Fortunately, the Baseball soundtrack evokes the images and sounds of the players. At 58 minutes (and 31) tracks, it's just the right length. Featuring radio excerpts from some of the game's most historic moments (including Bobby Thompson's 1951 "Shot Heard Round the World"), novelty songs [such as "Say Hey (the Willie Mays Song)" and "Joltin' Joe DiMaggio"], and new versions of classic baseball songs (including Carly Simon's touching rendition of "Take Me Out to the Ballgame" and Branford Marsalis and Bruce Hornsby's version of "The Star Spangled Banner"), Baseball captures the most important part of the game -- its sense of history and personality.
As to the strike, the answer lies in a recognition by players and management that baseball is a business. The best (and most comprehensive) solution to the labor dispute is (i) a salary cap, and (ii) a repeal of baseball's antiquated anti-trust exemption. While you're waiting for the game to resume (or, better yet, waiting to see the FSU's Bulldogs at Bieden Field next February), get the Baseball soundtrack. It'll revive the fan in you.
Mahalia Jackson, Live at Newport 1958 (Columbia Legacy 1994) -- Legendary gospel singer Mahalia Jackson (who died in 1972) has been the subject of many re-issues over the years. Live at Newport 1958 is a prime catch, as this powerful 45-minute set from Sunday, July 6, 1958 shows Mahalia at the peak of her talents. If you've been trying to find a hook into Mahalia, start with this album.
Mahalia was born in New Orleans in 1911, and spent her first four decades singing in church choirs throughout the South and Midwest. Her breakthrough came in 1950, when she was booked to sing at the Music Inn in Lenox, Massachusetts. Accompanied by her long-time pianist and organist, Mildred Falls, Mahalia stunned the visiting music experts from Juilliard, Columbia University, and other important schools.
According to Mahalia, "as soon as I was finished, a great big fuss busted loose. The professors started arguing with one another and asked me how I had learned to sing that way. Who had taught me? Where had I learned such tonal shading and rhythm? I said that I had just found myself doing it, and they kept me singing there half the night. I told Mildred, 'We're into something here . . . and I don't know what's going to happen next.'"

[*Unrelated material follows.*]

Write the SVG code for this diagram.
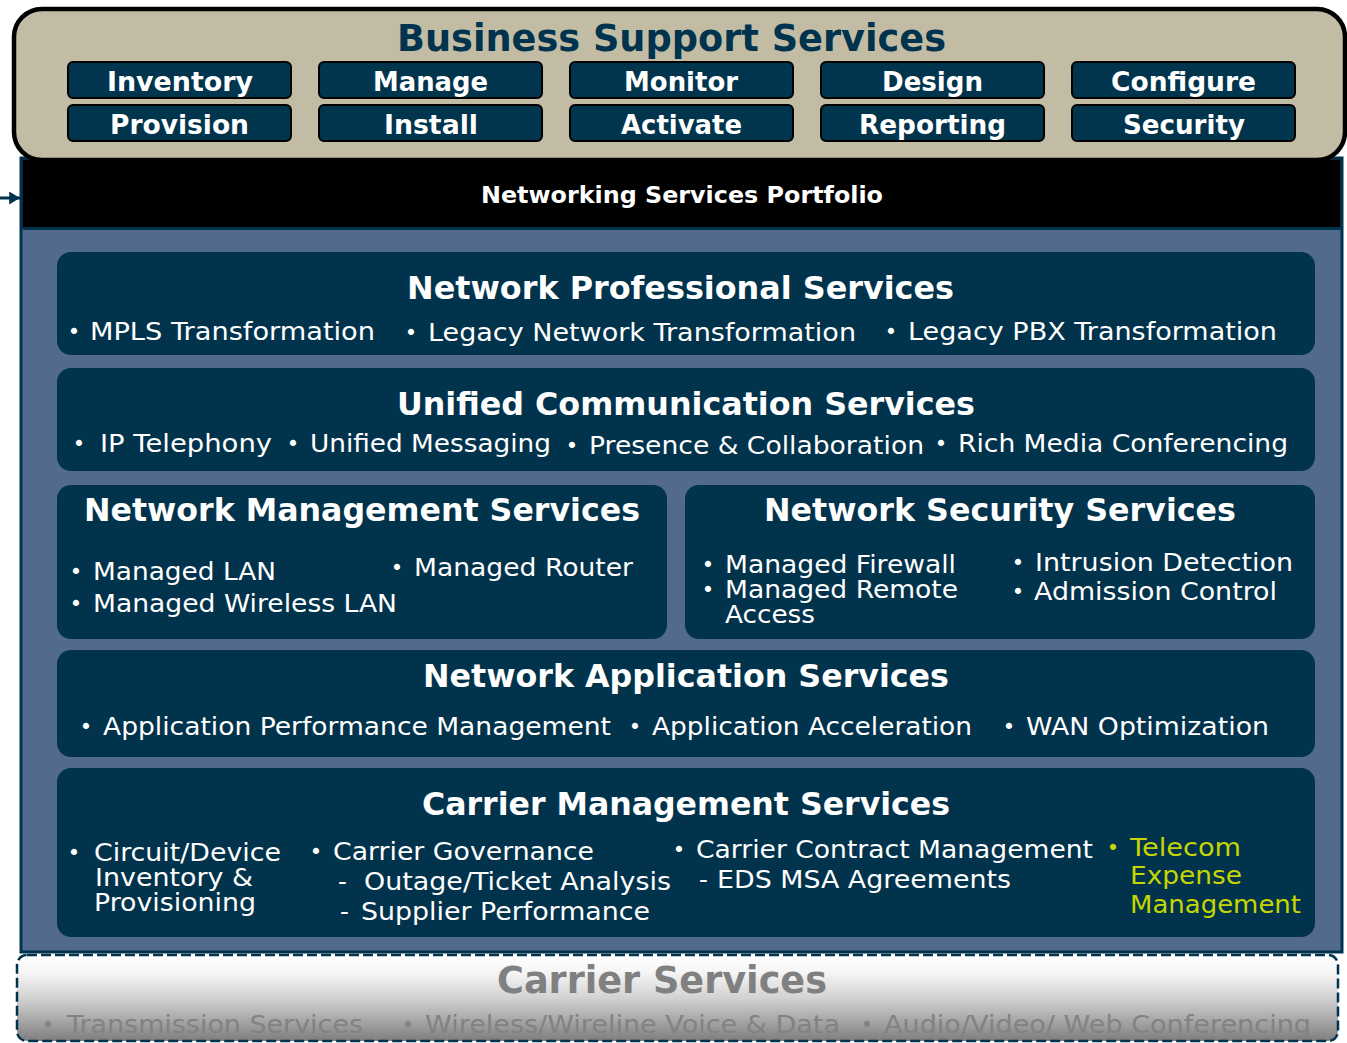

From that point forward, Mahalia's career blossomed. Tours of Europe followed, and she was given her own radio show on CBS in 1954. She later relocated to Chicago, began to hobnob with high society, and sang for Presidents Eisenhower and Kennedy.
Live at Newport 1958 captures Mahalia's mesmerizing performance before the early morning crowd at the Newport Jazz Festival. Backed by the Mildred Falls Trio, Mahalia delivers sterling versions of "He's Got the Whole World in his Hands," "Didn't It Rain" (her first successful single), and "The Lord's Prayer." Mildred Falls plays as if she shares Mahalia's spirit, and Mahalia knows exactly when to sing percussively, or jubilantly, or with a bluesy feeling.
Parts of Live at Newport 1958 have been previously released; though the new issue was not enhanced by modern recording techniques, the sound is clear and accurate. Mahalia Jackson was an amazing talent; instead of trying to wade through the many boxed sets and studio collections that are available, get Live at Newport 1958 and discover this magnificent singer in her true medium -- in front of a live crowd.
The Miss Alans -- The Miss Alans recently performed at The Cadillac Club before the much-heralded Pavement took the stage. The Miss Alans have never sounded better, and have a solid rock/alternative thing going. In particular, drummer Ron Woods, is extremely strong; however, it's sometimes difficult to decipher lead singer Scott Oliver's lyrics.
Security at the Cadillac Club was reasonable (though some of the security looked like ex-felons), and we were treated very well. The show started promptly (Thank you management!) and the sound level was reasonable (at least until Pavement took the stage). As to Pavement, it still sounds like a lot of angry noise to me, but I can see where the Brits would like it.
Finally, there seems to be a core of young white males in Fresno that goes to shows and engages in moshing/slammin'. According to these thugs, dancing means "jumping around and shoving everyone near you." This behavior is frighteningly close to A Clockwork Orange. Instead of adopting the traditional rock theme, "Hope I die before I get old," these goons have embraced only the first half -- "Hope I die." As a society, we need to examine the cause for this alienation.